N^(4/3) runtime scaling?

Hi everybody! I’ve noticed that for runs with a fixed number of processors on a single shared-memory machine, LAMMPS’ runtime for N-particle simulations with short-range pair potentials (e.g. Lennard-Jones) scales as N^x, where 1.2 < x < 1.4 The optimal linear scaling would be x = 1. Is x > 1 because of memory-access issues? The N I’m referring to (10^3-10^6.5) aren’t large enough to require use of virtual memory, but I guess larger N still require the CPUs to access more “distant” parts of physical memory, which slows things down? IIRC this is a common problem when dealing with very large arrays.

Is that what’s going on here? If so, do you know of a reference that discusses this issue and how best to deal with it in MD simulations? I haven’t been able to find anything about it in the LAMMPS documentation…

Thanks,
Rob

To determine what is causing unexpected performance differences, usually some level of profiling is needed, e.g. using the CPU’s internal performance counters. Those could for example inform you of changes in cache efficiency or branch prediction efficiency, CPU pipeline stalls and so on.

There are some changes in the code layout and memory data access that are available (with increasing complexity, aggressiveness, compiler support dependence and impact) in the USER-OMP, OPT and USER-INTEL packages. that may already stipulate some of the performance limits.

Another issue you didn’t discuss is whether you are using processor affinity or not.

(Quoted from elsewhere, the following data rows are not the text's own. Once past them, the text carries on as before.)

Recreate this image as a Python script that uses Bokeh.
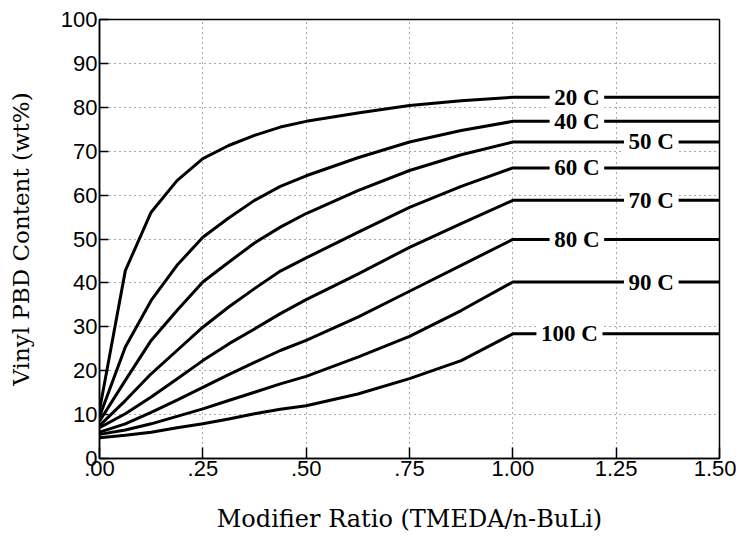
from bokeh.plotting import figure
from bokeh.models import ColumnDataSource, LabelSet, FixedTicker, Range1d
from bokeh.embed import file_html
from bokeh.resources import INLINE

# ---- data ----
ratio = [0, 0.0625, 0.125, 0.1875, 0.25, 0.3125, 0.375, 0.4375, 0.5, 0.625, 0.75, 0.875, 1.0, 1.5]
vinyl_20 = [11.0, 42.8, 56.1, 63.3, 68.3, 71.3, 73.6, 75.5, 76.8, 78.7, 80.4, 81.5, 82.3, 82.3]
vinyl_40 = [9.5, 25.4, 36.0, 44.0, 50.4, 54.8, 58.8, 62.0, 64.4, 68.5, 72.1, 74.7, 76.8, 76.8]
vinyl_50 = [8.5, 17.8, 26.9, 33.7, 40.2, 44.7, 49.1, 52.7, 55.8, 61.0, 65.6, 69.2, 72.1, 72.1]
vinyl_60 = [7.5, 13.2, 19.3, 24.6, 29.9, 34.5, 38.7, 42.7, 45.7, 51.5, 57.2, 62.0, 66.2, 66.2]
vinyl_70 = [7.0, 10.2, 14.0, 18.1, 22.3, 26.1, 29.5, 33.0, 36.2, 42.0, 48.1, 53.5, 58.8, 58.8]
vinyl_80 = [6.0, 7.9, 10.5, 13.3, 16.2, 19.1, 21.9, 24.6, 26.9, 32.2, 38.1, 44.0, 49.9, 49.9]
vinyl_90 = [5.5, 6.5, 7.9, 9.6, 11.3, 13.2, 15.1, 17.0, 18.7, 23.1, 27.8, 33.7, 40.2, 40.2]
vinyl_100 = [4.7, 5.3, 6.0, 7.0, 7.9, 9.0, 10.2, 11.2, 12.0, 14.7, 18.2, 22.3, 28.4, 28.4]

series = [vinyl_20, vinyl_40, vinyl_50, vinyl_60, vinyl_70, vinyl_80, vinyl_90, vinyl_100]
curve_labels = ["20 C", "40 C", "50 C", "60 C", "70 C", "80 C", "90 C", "100 C"]
label_x = [1.155, 1.155, 1.335, 1.155, 1.335, 1.155, 1.335, 1.137]

x_ticks = [0, 0.25, 0.5, 0.75, 1.0, 1.25, 1.5]
x_tick_labels = [".00", ".25", ".50", ".75", "1.00", "1.25", "1.50"]
y_ticks = [0, 10, 20, 30, 40, 50, 60, 70, 80, 90, 100]

p = figure(width=736, height=539, output_backend="svg", toolbar_location=None,
           x_range=Range1d(0, 1.5), y_range=Range1d(0, 100),
           min_border_left=99, min_border_right=17, min_border_top=19, min_border_bottom=81)
p.background_fill_color = "white"
p.border_fill_color = "white"
p.outline_line_color = "black"
p.outline_line_width = 1.5

for ys in series:
    p.line(ratio, ys, line_color="black", line_width=3)

lsrc = ColumnDataSource(dict(x=label_x, y=[s[-1] for s in series],
                             t=["\u2009" + t + "\u2009" for t in curve_labels]))
p.add_layout(LabelSet(x="x", y="y", text="t", source=lsrc,
                      text_font="DejaVu Serif", text_font_style="bold",
                      text_font_size="23px", text_align="center", text_baseline="middle",
                      text_color="black", background_fill_color="white"))

# axes
p.xaxis.ticker = FixedTicker(ticks=x_ticks)
p.xaxis.major_label_overrides = {t: l for t, l in zip(x_ticks, x_tick_labels)}
p.yaxis.ticker = FixedTicker(ticks=y_ticks)
for ax in (p.xaxis, p.yaxis):
    ax.axis_line_color = "black"
    ax.axis_line_width = 1.5
    ax.major_tick_line_color = "black"
    ax.major_tick_line_width = 1.5
    ax.major_tick_out = 0
    ax.minor_tick_line_color = None
    ax.major_label_text_font = "Liberation Sans"
    ax.major_label_text_font_size = "22px"
    ax.major_label_text_color = "black"
    ax.axis_label_text_font = "DejaVu Serif"
    ax.axis_label_text_font_style = "normal"
    ax.axis_label_text_color = "black"
p.xaxis.axis_label_text_font_size = "24px"
p.yaxis.axis_label_text_font_size = "23px"
p.xaxis.major_tick_in = 11
p.yaxis.major_tick_in = 9
p.xaxis.major_label_standoff = 2
p.yaxis.major_label_standoff = 2
p.xaxis.axis_label = "Modifier Ratio (TMEDA/n-BuLi)"
p.yaxis.axis_label = "Vinyl PBD Content (wt%)"
p.xaxis.axis_label_standoff = 26
p.yaxis.axis_label_standoff = 24

for g in (p.xgrid, p.ygrid):
    g.grid_line_color = "#555555"
    g.grid_line_dash = "1 4"
    g.grid_line_width = 1

open("out.html", "w").write(file_html(p, INLINE))
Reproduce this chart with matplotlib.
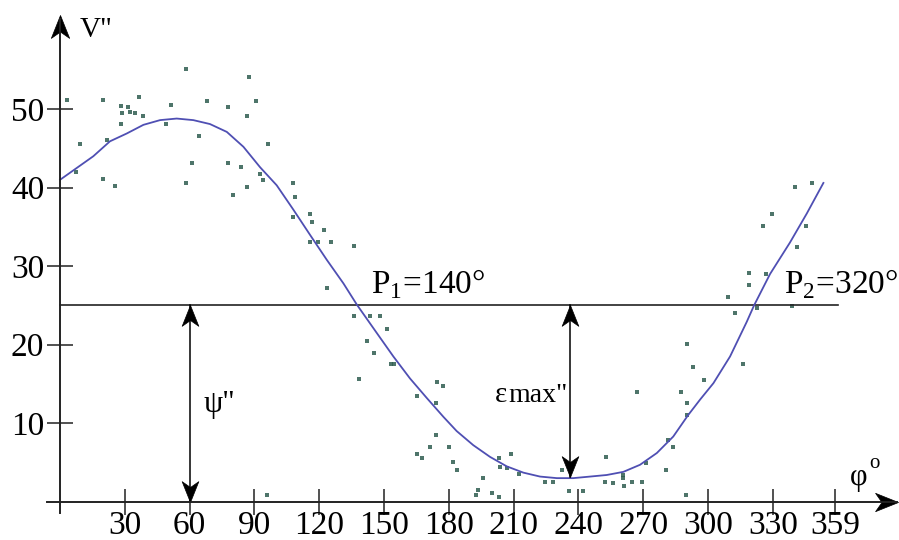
import numpy as np
import matplotlib
matplotlib.use("Agg")
import matplotlib.pyplot as plt
from matplotlib.path import Path

# Courbe ajustée V''(phi)
curve_deg = [0, 7.7, 15.4, 23.1, 30.9, 38.6, 46.3, 54.0, 61.7, 69.4, 77.2, 84.9, 92.6,
             100.3, 108.0, 115.7, 123.5, 131.2, 137.4, 146.6, 154.3, 162.0, 169.8, 177.5,
             183.6, 191.3, 199.1, 206.8, 214.5, 222.2, 230.0, 237.6, 245.4, 253.1, 260.8,
             268.5, 276.3, 283.9, 290.7, 296.3, 302.5, 310.2, 317.9, 321.3, 328.7, 337.9,
             345.7, 353.4]
curve_val = [41.0, 42.5, 44.0, 45.9, 46.9, 48.0, 48.6, 48.8, 48.6, 48.1, 47.1, 45.2, 42.6,
             40.3, 37.2, 34.0, 30.8, 27.8, 25.1, 21.5, 18.5, 15.7, 13.2, 10.8, 9.0, 7.2,
             5.7, 4.5, 3.7, 3.2, 3.0, 3.0, 3.2, 3.4, 3.8, 4.7, 6.2, 8.3, 11.0, 13.0, 15.1,
             18.5, 22.9, 25.0, 29.0, 33.0, 36.7, 40.6]

# Mesures
pts_deg = [3.1, 19.9, 36.6, 28.2, 31.5, 28.9, 32.4, 34.7, 38.4, 51.4, 58.3, 68.1, 77.8,
           87.5, 90.7, 86.6, 28.2, 49.1, 64.4, 9.3, 21.8, 96.3, 7.4, 61.1, 77.8, 83.8,
           92.6, 94.0, 19.9, 25.5, 58.3, 86.6, 107.9, 80.1, 108.8, 107.9, 115.7, 116.7,
           122.2, 115.7, 119.4, 125.5, 136.1, 123.6, 136.1, 143.5, 148.1, 151.4, 142.1,
           145.4, 153.2, 154.6, 138.4, 174.5, 177.3, 165.3, 174.1, 174.1, 171.3, 180.1,
           165.3, 167.6, 181.9, 183.8, 203.2, 208.8, 203.7, 206.9, 212.5, 195.8, 224.5,
           228.2, 232.4, 193.5, 192.6, 200.0, 203.2, 235.6, 242.1, 340.3, 348.1, 329.6,
           325.5, 345.4, 341.2, 319.0, 326.9, 319.0, 309.3, 322.7, 312.5, 338.9, 290.3,
           293.1, 316.2, 298.1, 267.1, 287.5, 290.3, 290.3, 281.5, 283.8, 252.8, 271.3,
           280.6, 260.6, 260.6, 252.3, 256.0, 264.8, 269.4, 261.1, 289.8, 95.8]
pts_val = [51.1, 51.2, 51.6, 50.4, 50.3, 49.5, 49.6, 49.5, 49.1, 50.5, 55.1, 51.0, 50.3,
           54.1, 51.0, 49.1, 48.1, 48.1, 46.6, 45.6, 46.1, 45.6, 42.0, 43.1, 43.1, 42.6,
           41.7, 41.0, 41.1, 40.2, 40.6, 40.1, 40.6, 39.0, 38.8, 36.2, 36.6, 35.6, 34.6,
           33.1, 33.1, 33.1, 32.6, 27.2, 23.7, 23.7, 23.7, 22.0, 20.5, 19.0, 17.6, 17.6,
           15.6, 15.2, 14.7, 13.5, 12.6, 8.5, 7.0, 7.0, 6.1, 5.6, 5.1, 4.0, 5.6, 6.1, 4.4,
           4.3, 3.5, 3.0, 2.5, 2.5, 4.0, 1.5, 0.9, 1.1, 0.6, 1.4, 1.4, 40.1, 40.6, 36.6,
           35.1, 35.1, 32.5, 29.1, 29.0, 27.6, 26.1, 24.7, 24.0, 24.9, 20.1, 17.2, 17.5,
           15.5, 14.0, 14.0, 12.6, 11.0, 7.9, 7.0, 5.7, 4.9, 4.0, 3.4, 3.0, 2.5, 2.4, 2.5,
           2.5, 2.0, 0.9, 0.9]

x_ticks = [30, 60, 90, 120, 150, 180, 210, 240, 270, 300, 330, 359]
x_labels = ["30", "60", "90", "120", "150", "180", "210", "240", "270", "300", "330", "359"]
y_ticks = [10, 20, 30, 40, 50]
y_labels = ["10", "20", "30", "40", "50"]

level = 25        # niveau moyen psi''
psi_at = 60
eps_at, eps_low = 236, 3.2

plt.rcParams['font.family'] = ['Liberation Serif', 'DejaVu Serif']
plt.rcParams['mathtext.fontset'] = 'custom'
plt.rcParams['mathtext.rm'] = 'Liberation Serif'

INK = '#222222'


def head(angle):
    # pointe de flèche (pointe en (0,0)), angle 0 = vers le haut
    v = np.array([[0, 0], [-0.4, -1], [0, -0.72], [0.4, -1], [0, 0]])
    a = np.deg2rad(angle)
    r = np.array([[np.cos(a), -np.sin(a)], [np.sin(a), np.cos(a)]])
    v = v @ r.T
    return Path(v, [Path.MOVETO, Path.LINETO, Path.LINETO, Path.LINETO, Path.CLOSEPOLY])


fig = plt.figure(figsize=(8.99, 5.40), dpi=100)
ax = fig.add_axes([0, 0, 1, 1])
ax.set_xlim(-27.8, 388.4)
ax.set_ylim(-4.88, 63.9)

for s in ['top', 'right']:
    ax.spines[s].set_visible(False)
ax.spines['left'].set_position(('data', 0))
ax.spines['bottom'].set_position(('data', 0))
ax.spines['left'].set_bounds(-1.5, 61.5)
ax.spines['bottom'].set_bounds(-6.2, 387.5)
for s in ['left', 'bottom']:
    ax.spines[s].set_color(INK)
    ax.spines[s].set_linewidth(1.4)

ax.set_xticks(x_ticks)
ax.set_xticklabels(x_labels)
ax.set_yticks(y_ticks)
ax.set_yticklabels(y_labels)
ax.tick_params(direction='inout', length=18.7, width=1.1, color=INK,
               labelsize=24, labelcolor='black')
ax.tick_params(axis='x', pad=-3)
ax.tick_params(axis='y', pad=2)

# flèches des axes
ax.plot([0], [62.0], marker=head(0), ms=33, color='black', mew=0.5, clip_on=False)
ax.plot([388.0], [0], marker=head(-90), ms=33, color='black', mew=0.5, clip_on=False)

# niveau 25
ax.plot([0, 360], [level, level], color=INK, lw=1.2)

# mesures et courbe
ax.scatter(pts_deg, pts_val, s=7, marker='s', color='#2f5d50', linewidths=0, alpha=0.85)
ax.plot(curve_deg, curve_val, color='#4f4fb3', lw=1.3)

# flèche psi''
ax.plot([psi_at, psi_at], [0, level], color='black', lw=1.1)
ax.plot([psi_at], [level], marker=head(0), ms=30, color='black', mew=0.5)
ax.plot([psi_at], [0], marker=head(180), ms=30, color='black', mew=0.5)

# flèche eps_max''
ax.plot([eps_at, eps_at], [eps_low, level], color='black', lw=1.1)
ax.plot([eps_at], [level], marker=head(0), ms=30, color='black', mew=0.5)
ax.plot([eps_at], [eps_low], marker=head(180), ms=30, color='black', mew=0.5)

# textes
ax.text(9.3, 60.1, 'V"', fontsize=21, va='center', ha='left')
ax.text(365.5, 3.1, 'φ', fontsize=22, va='center', ha='left')
ax.text(374.5, 4.9, 'o', fontsize=15, va='center', ha='left')
ax.text(66.3, 12.4, 'ψ"', fontsize=22, va='center', ha='left')
ax.text(201.4, 12.7, 'ε', fontsize=21, va='baseline', ha='left')
ax.text(207.5, 12.7, 'max"', fontsize=20, va='baseline', ha='left')
ax.text(143.8, 26.5, r'P$_{\mathrm{1}}$=140°', fontsize=24, va='baseline', ha='left')
ax.text(335.3, 26.5, r'P$_{\mathrm{2}}$=320°', fontsize=24, va='baseline', ha='left')

fig.savefig("out.png", dpi=100, facecolor='white')
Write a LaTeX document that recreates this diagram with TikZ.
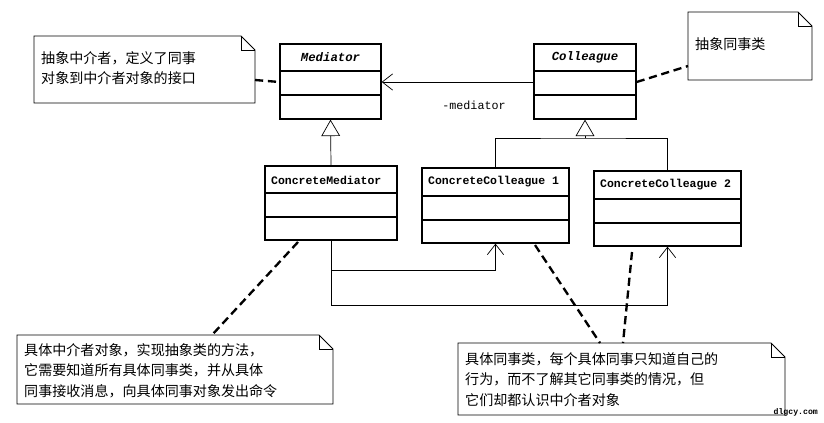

Making most effective use of hardware for MD simulation performance is tricky and can be affected by many ways of how code is designed and written. In general, the more readable, maintainable and extensible a package is, the less optimized it is. The comparing the code in the 3 packages listed above to their “standard” versions is a good indication. Bio-MD codes for example typically have special optimized subroutines for water-water interactions, since that is the majority of their computational effort, typically.
Or you can have code generators or use extensive pre-processing macros for having optimized innerloops of force kernels that include vectorization and optimized memory accesses. It is also possible to tweak the neighbor list generation for special cases, e.g. for multi-threading or to process groups of particles at once in vector operations or to follow a specific spacefilling curve to optimize caching.

Also within LAMMPS there are some tweaks possible, e.g. the choice of neighborlist skin and neighbor list settings or how to balance threading and MPI or whether to use newton’s third law for pairwise interactions across MPI subdomains or not.

Axel.

Greetings,

Your simulation input, lammps commands and the model geometry as you increase N, may be worth judging. What kind of input file and model are you using? Also how did you compile lammps, if you did so, or what binary did you employ etc.?

Adrian Diaz

Hi Axel. Happy New Year, and thanks for the very detailed reply! I’ll definitely look into processor affinity, optimizing loops & memory access, etc.

Best,
Rob

Hi Adrian. Thanks for the reply! The N^x runtime scaling seems to be pretty generic. For example, I also see it (with about the same x) in an OpenMP MD code I’ve written. I think it must have to do with one or more of the issues Axel mentioned…

Best,
Rob